White cross on dark blue backgroundWhere was Simon Peter on Good Friday?

I have no idea where the “senior statesman” of Jesus Christ’s apostles spent that day. But the Bible gives us a pretty good idea where he wasn’t. Peter isn’t among those mentioned at the foot of the cross, watching Jesus suffer and die. John was there. Some of the women, too. But not Peter.

So, what happened to the man who had assured Jesus, “I will never desert you,” and, “Even though I must die with you, I will not deny you”?
Matthew 26:33-35 (NRSV)

Mere hours after that brash declaration, Jesus was arrested in the garden of Gethsemane. Peter’s first impulse when the mob swarmed in was to swing his sword in his master’s defense. His display of bravado totally failed to rescue Jesus. What’s more, Jesus put a stop to it and even healed a fellow whose ear Peter had sliced off. Peter stood helpless as Jesus was bound and dragged away.

Peter followed at a distance. While Jesus was questioned by the authorities, he stood with a group of people warming themselves around a fire outside. I suspect that no amount of heat could have chased away the chill that settled into Peter’s heart.

Then, the betrayal.

One person, then another, and another accused Peter of being a follower of Jesus. Peter vehemently denied them all. Then Peter recalled how Jesus had predicted his betrayal. Jesus had even foreseen that Peter would deny him three times. Peter broke down and ran, weeping with shame, into the anonymous darkness.
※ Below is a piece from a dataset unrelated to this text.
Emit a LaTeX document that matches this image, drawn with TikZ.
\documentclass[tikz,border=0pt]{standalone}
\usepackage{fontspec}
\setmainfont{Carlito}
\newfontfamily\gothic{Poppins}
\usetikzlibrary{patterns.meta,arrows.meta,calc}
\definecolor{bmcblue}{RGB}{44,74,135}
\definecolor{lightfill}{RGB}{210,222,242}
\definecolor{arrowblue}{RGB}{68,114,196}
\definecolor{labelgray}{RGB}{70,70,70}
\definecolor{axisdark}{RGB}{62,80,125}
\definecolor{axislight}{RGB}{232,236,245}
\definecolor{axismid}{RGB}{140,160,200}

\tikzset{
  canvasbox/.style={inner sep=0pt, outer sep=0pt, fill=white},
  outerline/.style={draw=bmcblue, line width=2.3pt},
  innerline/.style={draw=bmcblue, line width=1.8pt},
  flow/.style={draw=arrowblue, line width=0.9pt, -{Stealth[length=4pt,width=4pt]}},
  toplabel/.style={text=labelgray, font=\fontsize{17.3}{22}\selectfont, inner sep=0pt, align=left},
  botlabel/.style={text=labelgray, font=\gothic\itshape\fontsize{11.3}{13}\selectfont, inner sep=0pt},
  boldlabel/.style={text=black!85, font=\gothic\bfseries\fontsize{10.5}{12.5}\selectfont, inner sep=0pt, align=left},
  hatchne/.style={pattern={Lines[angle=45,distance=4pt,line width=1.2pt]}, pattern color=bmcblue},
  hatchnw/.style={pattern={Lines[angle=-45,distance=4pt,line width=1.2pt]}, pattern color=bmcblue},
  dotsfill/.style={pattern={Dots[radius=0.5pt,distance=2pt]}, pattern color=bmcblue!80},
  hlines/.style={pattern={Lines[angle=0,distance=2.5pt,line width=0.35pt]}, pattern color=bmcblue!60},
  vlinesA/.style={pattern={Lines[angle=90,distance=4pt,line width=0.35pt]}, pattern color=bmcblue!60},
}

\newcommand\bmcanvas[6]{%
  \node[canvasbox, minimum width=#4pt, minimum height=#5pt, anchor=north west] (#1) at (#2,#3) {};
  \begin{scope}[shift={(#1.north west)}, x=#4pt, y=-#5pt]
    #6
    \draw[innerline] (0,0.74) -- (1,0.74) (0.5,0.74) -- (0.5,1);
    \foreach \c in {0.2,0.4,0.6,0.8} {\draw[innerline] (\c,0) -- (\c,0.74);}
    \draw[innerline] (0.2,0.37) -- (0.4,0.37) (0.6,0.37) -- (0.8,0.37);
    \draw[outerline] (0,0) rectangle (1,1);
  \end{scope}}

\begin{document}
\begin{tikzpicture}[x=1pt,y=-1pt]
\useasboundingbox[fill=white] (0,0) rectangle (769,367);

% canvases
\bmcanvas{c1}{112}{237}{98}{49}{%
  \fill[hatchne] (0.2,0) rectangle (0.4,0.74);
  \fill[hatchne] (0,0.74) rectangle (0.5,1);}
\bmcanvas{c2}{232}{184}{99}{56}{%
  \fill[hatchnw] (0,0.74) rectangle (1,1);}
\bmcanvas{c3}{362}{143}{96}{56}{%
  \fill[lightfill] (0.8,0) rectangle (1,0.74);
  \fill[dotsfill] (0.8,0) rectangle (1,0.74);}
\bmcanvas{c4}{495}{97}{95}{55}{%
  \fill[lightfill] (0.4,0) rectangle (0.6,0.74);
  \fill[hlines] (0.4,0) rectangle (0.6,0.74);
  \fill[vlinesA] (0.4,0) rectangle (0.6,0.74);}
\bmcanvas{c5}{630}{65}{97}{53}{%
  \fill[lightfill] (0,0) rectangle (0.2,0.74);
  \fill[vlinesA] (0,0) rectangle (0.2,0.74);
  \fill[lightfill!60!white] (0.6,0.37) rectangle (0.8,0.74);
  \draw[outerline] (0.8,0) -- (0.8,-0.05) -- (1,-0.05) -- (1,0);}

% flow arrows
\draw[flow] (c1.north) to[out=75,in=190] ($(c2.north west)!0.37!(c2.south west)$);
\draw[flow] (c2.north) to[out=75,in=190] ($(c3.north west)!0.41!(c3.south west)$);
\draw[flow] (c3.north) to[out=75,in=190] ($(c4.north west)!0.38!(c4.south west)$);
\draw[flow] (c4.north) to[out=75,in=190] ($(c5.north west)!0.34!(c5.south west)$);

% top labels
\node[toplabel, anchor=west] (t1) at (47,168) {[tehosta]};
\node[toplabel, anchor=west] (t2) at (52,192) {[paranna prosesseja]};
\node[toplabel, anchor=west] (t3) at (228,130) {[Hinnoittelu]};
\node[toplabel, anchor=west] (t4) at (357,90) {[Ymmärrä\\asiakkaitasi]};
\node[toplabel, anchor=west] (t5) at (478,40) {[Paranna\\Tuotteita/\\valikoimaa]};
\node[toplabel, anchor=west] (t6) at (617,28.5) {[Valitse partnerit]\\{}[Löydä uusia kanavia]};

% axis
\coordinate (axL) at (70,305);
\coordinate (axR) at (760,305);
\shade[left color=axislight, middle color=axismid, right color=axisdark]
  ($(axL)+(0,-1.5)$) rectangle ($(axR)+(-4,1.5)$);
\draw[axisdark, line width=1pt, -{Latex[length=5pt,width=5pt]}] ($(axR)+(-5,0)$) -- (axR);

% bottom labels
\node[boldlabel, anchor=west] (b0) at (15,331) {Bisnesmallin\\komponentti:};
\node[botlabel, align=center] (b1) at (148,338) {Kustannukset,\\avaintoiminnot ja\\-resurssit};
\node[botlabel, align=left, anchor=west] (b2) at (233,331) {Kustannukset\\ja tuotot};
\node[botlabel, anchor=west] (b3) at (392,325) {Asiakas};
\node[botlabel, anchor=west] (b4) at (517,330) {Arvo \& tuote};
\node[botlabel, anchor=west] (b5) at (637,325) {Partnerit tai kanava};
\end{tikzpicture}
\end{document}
Imagine Peter sobbing in his hiding place that night, overwhelmed by guilt, shame, and fear. He must have replayed his cowardly betrayal over and over in his mind. The shame was multiplied by his having crowed to Jesus in front of his fellow apostles that HE wouldn’t fall away, even if all of THEM did!

I wonder if Peter told himself that, wait a minute, he’d had good reason to be afraid! Those soldiers meant business, and the Jewish leaders were out for Jesus’ blood. Jesus knew that. They’d had words over it before. You can’t protect someone who refuses to be protected. Why did Jesus always have to squelch Peter’s efforts to save his neck, and embarrass him with reprimands besides? Why shouldn’t Peter be smarter, and save himself at least?
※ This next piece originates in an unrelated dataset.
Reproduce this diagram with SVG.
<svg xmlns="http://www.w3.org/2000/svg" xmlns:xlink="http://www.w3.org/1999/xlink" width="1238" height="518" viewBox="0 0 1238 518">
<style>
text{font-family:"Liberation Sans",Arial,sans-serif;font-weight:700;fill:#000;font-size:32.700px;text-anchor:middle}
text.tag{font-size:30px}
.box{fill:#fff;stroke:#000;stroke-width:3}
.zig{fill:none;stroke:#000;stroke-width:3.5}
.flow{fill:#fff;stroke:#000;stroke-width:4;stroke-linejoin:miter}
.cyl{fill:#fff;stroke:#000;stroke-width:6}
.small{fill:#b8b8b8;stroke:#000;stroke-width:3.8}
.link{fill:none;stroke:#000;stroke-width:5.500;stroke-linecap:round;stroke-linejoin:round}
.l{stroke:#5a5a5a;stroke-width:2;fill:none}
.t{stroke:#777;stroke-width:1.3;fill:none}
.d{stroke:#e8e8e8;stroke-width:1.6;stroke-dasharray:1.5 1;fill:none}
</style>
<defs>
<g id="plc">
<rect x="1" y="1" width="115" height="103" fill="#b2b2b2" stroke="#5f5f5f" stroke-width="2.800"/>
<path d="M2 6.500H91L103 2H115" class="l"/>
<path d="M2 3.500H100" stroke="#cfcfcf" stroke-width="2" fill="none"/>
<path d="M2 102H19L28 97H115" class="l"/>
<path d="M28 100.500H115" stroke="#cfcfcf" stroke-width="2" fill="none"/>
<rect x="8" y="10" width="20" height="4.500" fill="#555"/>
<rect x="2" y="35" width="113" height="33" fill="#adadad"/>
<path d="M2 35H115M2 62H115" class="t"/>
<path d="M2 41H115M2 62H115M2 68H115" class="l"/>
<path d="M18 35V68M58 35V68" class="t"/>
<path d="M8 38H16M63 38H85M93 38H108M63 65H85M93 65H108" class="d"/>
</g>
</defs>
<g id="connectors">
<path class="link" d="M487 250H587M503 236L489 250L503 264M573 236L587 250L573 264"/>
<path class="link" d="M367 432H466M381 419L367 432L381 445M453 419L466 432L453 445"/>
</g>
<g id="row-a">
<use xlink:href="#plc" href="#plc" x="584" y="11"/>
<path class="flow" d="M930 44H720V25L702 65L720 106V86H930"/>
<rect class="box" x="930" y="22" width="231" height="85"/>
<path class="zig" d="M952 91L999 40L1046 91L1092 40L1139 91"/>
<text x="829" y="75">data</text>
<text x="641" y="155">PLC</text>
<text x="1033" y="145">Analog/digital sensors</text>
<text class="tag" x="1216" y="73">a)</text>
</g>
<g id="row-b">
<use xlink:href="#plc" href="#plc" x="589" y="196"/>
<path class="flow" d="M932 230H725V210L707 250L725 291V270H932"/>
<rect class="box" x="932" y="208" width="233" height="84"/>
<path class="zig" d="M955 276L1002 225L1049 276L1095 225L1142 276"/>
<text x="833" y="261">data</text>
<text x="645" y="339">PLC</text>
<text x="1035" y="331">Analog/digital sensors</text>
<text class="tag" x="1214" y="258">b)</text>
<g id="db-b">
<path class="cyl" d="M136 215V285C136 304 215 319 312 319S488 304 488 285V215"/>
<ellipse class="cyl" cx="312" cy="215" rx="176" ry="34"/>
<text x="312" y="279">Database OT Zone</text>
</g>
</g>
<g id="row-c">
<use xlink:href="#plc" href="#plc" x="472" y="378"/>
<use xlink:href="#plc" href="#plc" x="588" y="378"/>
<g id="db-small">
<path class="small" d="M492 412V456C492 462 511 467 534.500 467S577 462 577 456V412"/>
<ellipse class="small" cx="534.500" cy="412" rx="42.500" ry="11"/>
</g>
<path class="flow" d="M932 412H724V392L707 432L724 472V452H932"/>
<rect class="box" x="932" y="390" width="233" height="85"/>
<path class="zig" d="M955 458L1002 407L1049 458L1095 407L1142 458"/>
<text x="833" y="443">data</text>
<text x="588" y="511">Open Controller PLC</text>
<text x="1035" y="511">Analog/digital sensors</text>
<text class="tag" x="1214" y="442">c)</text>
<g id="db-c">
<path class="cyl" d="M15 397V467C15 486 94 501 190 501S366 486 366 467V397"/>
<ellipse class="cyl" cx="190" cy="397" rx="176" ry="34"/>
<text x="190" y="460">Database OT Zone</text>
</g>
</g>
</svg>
Imagine fresh guilt sweeping over Peter for even thinking such thoughts.

Did he sink at last into exhausted sleep? Or did his emotional turmoil keep him awake until dawn?

The new day brought Peter’s worst fears into being. Jesus, tortured and mocked. Forced up the road to Golgotha, bleeding and falling. Crucified. Taunted. Pierced with a spear. Taken down from the cross, dead.

Did Peter witness those events? Was he too overwhelmed to face any of it? Did he stay holed up for fear of being arrested too, perhaps straining for bits of information from passing conversations, hoping yet fearing to know Jesus’ fate?

What was Simon Peter doing, thinking, and feeling after the cross and before the resurrection?

Meditate on this question. Especially if you’ve ever been overwhelmed by guilt, fear, and shame.

Be encouraged by the one thing we know about Simon Peter’s whereabouts on Friday and Saturday: He did not follow Judas Iscariot down the one-way path of despair after betraying his beloved Lord. When Jesus Christ rose from the dead on Sunday, Peter was back in the company of Jesus’ family and disciples. Along with them, he experienced the amazement and joy of the Lord’s victory over death. He was forgiven for his failings. He was—transformed!

Learn more of Peter’s story in Transformed: 5 Resurrection Dramas. The first script in this collection of half-hour one-act plays is Simon Peter, Transformed. Simon Peter’s appearance on a TV news show is comically interrupted by his brother, Andrew, who proceeds to “help” Peter explain to the hard-nosed interviewer how the brash betrayer became a solid rock of faith.

And please join me at the online Book Launch Party for Transformed on Facebook on February 22, 2014. HINT: The previous paragraph of this post might help you win a prize at the party!

Click here and then click the “Join” button to join the event. You can do that ahead of time. Please invite your friends who might like my dramas. Then visit the event page on February 22 to wish me well, answer trivia questions for giveaways, and get info about 50% book discounts.

Now, don’t forget to leave a reply on this page. Comments warm a blogger’s heart. In this weather, I need all the warmth I can get! <3



4 thoughts on “After the Cross: Simon Peter

  1. Linda, what I so appreciate is that Peter’s humanness is so evident in your writing, as it is in the Scriptures. I am encouraged in my own Christian journey that if the Lord can use someone like Peter, perhaps He can use me. Your writing is strong. I’m looking forward to your book launch on Saturday!

    • Thanks for stopping by Faith Songs, Mary, and especially for your encouraging comments!
      Peter’s play in Transformed is one of the two dramatic comedies in the book. The play does deal with the serious side of Peter’s experience, not just go for the laughs; but I wanted to plumb that aspect a bit more deeply here.